The lovebali official website is lovebali.baliprov.go.id — a portal operated by the Bali Provincial Government under the authority of Perda Bali 6/2023. There is also an official Love Bali app available on the Google Play Store and Apple App Store under the same name. Any other website collecting Rp150,000 from foreign tourists is a third-party reseller at best, a copycat site at worst. Full stop.
That one-sentence answer matters because the scam landscape around this payment has grown surprisingly fast since the levy launched on 14 February 2024. Dozens of lookalike domains have registered, some charging Rp175,000–Rp250,000 with added “processing fees”, others collecting card details and delivering nothing. The rest of this guide explains how the official system works, how to tell a real QR voucher from a fake, and what your options are if you already paid somewhere unofficial.
What the Bali Tourist Levy Actually Is
The levy is a flat Rp150,000 per foreign tourist per entry into Bali. The legal basis is Perda Provinsi Bali 6/2023 (Peraturan Daerah), implemented through Pergub 36/2023. It applies once per visit — not once per trip to a specific attraction, not once per week. If you leave Indonesia and return to Bali, you pay again. If you travel within Indonesia (say, from Jakarta to Bali within one trip), you pay when you enter Bali, since the levy is triggered by international arrival status, not by your domestic routing.

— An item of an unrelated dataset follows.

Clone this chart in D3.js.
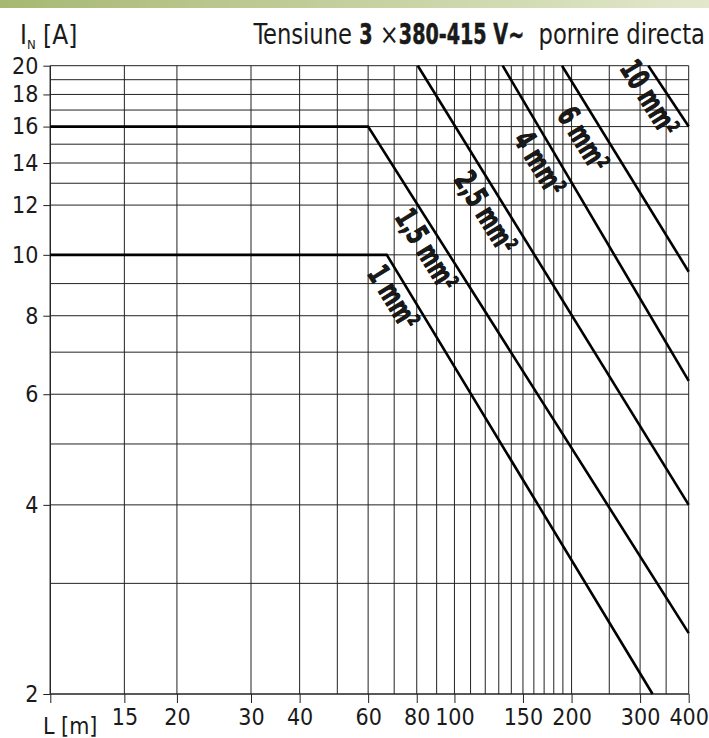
<!DOCTYPE html>
<html><head><meta charset="utf-8">
<script src="https://cdn.jsdelivr.net/npm/d3@7"></script>
<style>
html,body{margin:0;padding:0;background:#fff;}
svg{display:block;}
text{font-family:"DejaVu Sans Condensed","Liberation Sans Narrow","Liberation Sans",sans-serif;fill:#1a1a1a;}
</style></head><body>
<svg id="chart" width="709" height="738"></svg>
<script>
// Cable length L [m] on the x axis, rated current I_N [A] on the y axis (both logarithmic)
const xTickValues = [15, 20, 30, 40, 60, 80, 100, 150, 200, 300, 400];
const xGridValues = [10, 15, 20, 30, 40, 50, 60, 70, 80, 90, 100, 110, 120, 130, 140, 150, 160, 170, 180, 190, 200, 250, 300, 350, 400];
const yTickValues = [2, 4, 6, 8, 10, 12, 14, 16, 18, 20];
const yGridValues = [2, 3, 4, 5, 6, 7, 8, 9, 10, 12, 13, 14, 15, 16, 17, 18, 19, 20];

// Cross-sections and their limit curves as [L, I] points
const sectionNames = ["1 mm²", "1,5 mm²", "2,5 mm²", "4 mm²", "6 mm²", "10 mm²"];
const curve1mm = [[10, 10], [67, 10], [323, 2]];
const curve15mm = [[10, 16], [60, 16], [400, 2.5]];
const curve25mm = [[80.5, 20], [400, 4]];
const curve4mm = [[133, 20], [400, 6.3]];
const curve6mm = [[189, 20], [400, 9.4]];
const curve10mm = [[315, 20], [400, 16]];
const sectionCurves = [curve1mm, curve15mm, curve25mm, curve4mm, curve6mm, curve10mm];
// Where each section name sits, as [L, I]
const labelAnchors = [[69.9, 8.57], [85, 10.2], [120.6, 11.7], [166, 14.0], [215, 15.3], [318, 17.8]];

// Title pieces: [text, bold]
const titleParts = [["Tensiune ", false], ["3", true], [" ×", false], ["380-415 V~", true], ["  pornire directa", false]];

const svg = d3.select("#chart");

// Header band
const defs = svg.append("defs");
const grad = defs.append("linearGradient").attr("id", "band").attr("x1", "0%").attr("x2", "100%");
grad.append("stop").attr("offset", "0%").attr("stop-color", "#a7b872");
grad.append("stop").attr("offset", "100%").attr("stop-color", "#e3e8cc");
svg.append("rect").attr("x", 0).attr("y", 0).attr("width", 709).attr("height", 8).attr("fill", "url(#band)");

const x = d3.scaleLog().domain([10, 30, 400]).range([50.3, 251, 688.7]);
const y = d3.scaleLog().domain([2, 20]).range([694, 65.7]);

// Grid
const grid = svg.append("g").attr("stroke", "#222").attr("stroke-width", 1);
grid.selectAll("line.v").data(xGridValues).join("line").attr("class", "v")
  .attr("x1", d => x(d)).attr("x2", d => x(d)).attr("y1", y(20)).attr("y2", y(2));
grid.selectAll("line.h").data(yGridValues).join("line").attr("class", "h")
  .attr("x1", x(10)).attr("x2", x(400)).attr("y1", d => y(d)).attr("y2", d => y(d));

// Axes
const yAxis = d3.axisLeft(y).tickValues(yTickValues).tickFormat(d3.format("d")).tickSize(7).tickPadding(5);
const gy = svg.append("g").attr("transform", `translate(${x(10)},0)`).call(yAxis);
const xAxis = d3.axisBottom(x).tickValues([10].concat(xTickValues)).tickFormat(d => d === 10 ? "" : d).tickSize(9).tickPadding(6);
const gx = svg.append("g").attr("transform", `translate(0,${y(2)})`).call(xAxis);
[gx, gy].forEach(g => {
  g.select(".domain").attr("stroke", "#222").attr("stroke-width", 1.2);
  g.selectAll(".tick line").attr("stroke", "#222");
  g.selectAll(".tick text").attr("font-size", 23).attr("fill", "#1a1a1a")
    .style("font-family", '"DejaVu Sans Condensed","Liberation Sans Narrow","Liberation Sans",sans-serif');
});
gy.select(".domain").attr("d", `M0,${y(20)}V${y(2)}`);
gx.select(".domain").attr("d", `M${x(10)},0H${x(400)}`);

svg.append("text").attr("x", 43).attr("y", 734).attr("font-size", 23).text("L [m]");

// Section curves
const line = d3.line().x(d => x(d[0])).y(d => y(d[1]));
svg.append("g").selectAll("path").data(sectionCurves).join("path")
  .attr("d", line).attr("fill", "none").attr("stroke", "#000").attr("stroke-width", 2.6)
  .attr("stroke-linejoin", "miter");

// Section names, parallel to the curves, in a heavy condensed style
const angle = Math.atan2(y(1.5) - y(15), x(300) - x(30)) * 180 / Math.PI;
svg.append("g").selectAll("text").data(sectionNames).join("text")
  .attr("transform", (d, i) => `translate(${x(labelAnchors[i][0])},${y(labelAnchors[i][1])}) rotate(${angle}) scale(0.72,1)`)
  .attr("text-anchor", "middle").attr("dy", "0.36em")
  .attr("font-size", 30).attr("font-weight", "bold")
  .attr("fill", "#000").attr("stroke", "#000").attr("stroke-width", 0.8)
  .text(d => d);

// Header: axis unit on the left
const yl = svg.append("text").attr("x", 20).attr("y", 44).attr("font-size", 26);
yl.append("tspan").text("I");
yl.append("tspan").attr("font-size", 13).attr("dy", 5).text("N");
yl.append("tspan").attr("dy", -5).text(" [A]");

// Header: supply title, right aligned, bold parts narrower
const titleG = svg.append("g");
let cursor = 0;
titleParts.forEach(([t, bold]) => {
  const sx = bold ? 0.76 : 0.9;
  const el = titleG.append("text").attr("font-size", 28).attr("y", 0)
    .attr("font-weight", bold ? "bold" : "normal")
    .attr("stroke", bold ? "#1a1a1a" : "none").attr("stroke-width", bold ? 0.5 : 0)
    .style("white-space", "pre").text(t);
  const w = el.node().getComputedTextLength() * sx;
  el.attr("transform", `translate(${cursor},0) scale(${sx},1)`);
  cursor += w;
});
const titleWidth = cursor;
titleG.attr("transform", `translate(${705 - titleWidth},44)`);
</script>
</body></html>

Perda Bali 6/2023 contains no age carve-out in its text, and reports from arrival counters on whether infants are charged in practice have varied — we flag that uncertainty rather than assert a rule (last verified June 2026). The exemptions that clearly exist are based on visa type, not nationality or age:
- Diplomatic and official visa holders
- Transit/conveyance crew members
- KITAS holders (all types, including E33G remote-worker KITAS)
- KITAP holders
- Family-unification visa holders
- Student visa holders
- Golden visa holders (must apply for exemption in advance through Love Bali)
- Other non-tourism visa categories
If you hold a KITAS or KITAP, you show your document at the checkpoint and you are waved through — no prior registration needed. If you hold a golden visa or another non-tourist visa that theoretically qualifies, the process is different: you must apply for the exemption through the official Love Bali system before arrival. That advance step trips up many long-term visa holders who assume their exemption is automatic.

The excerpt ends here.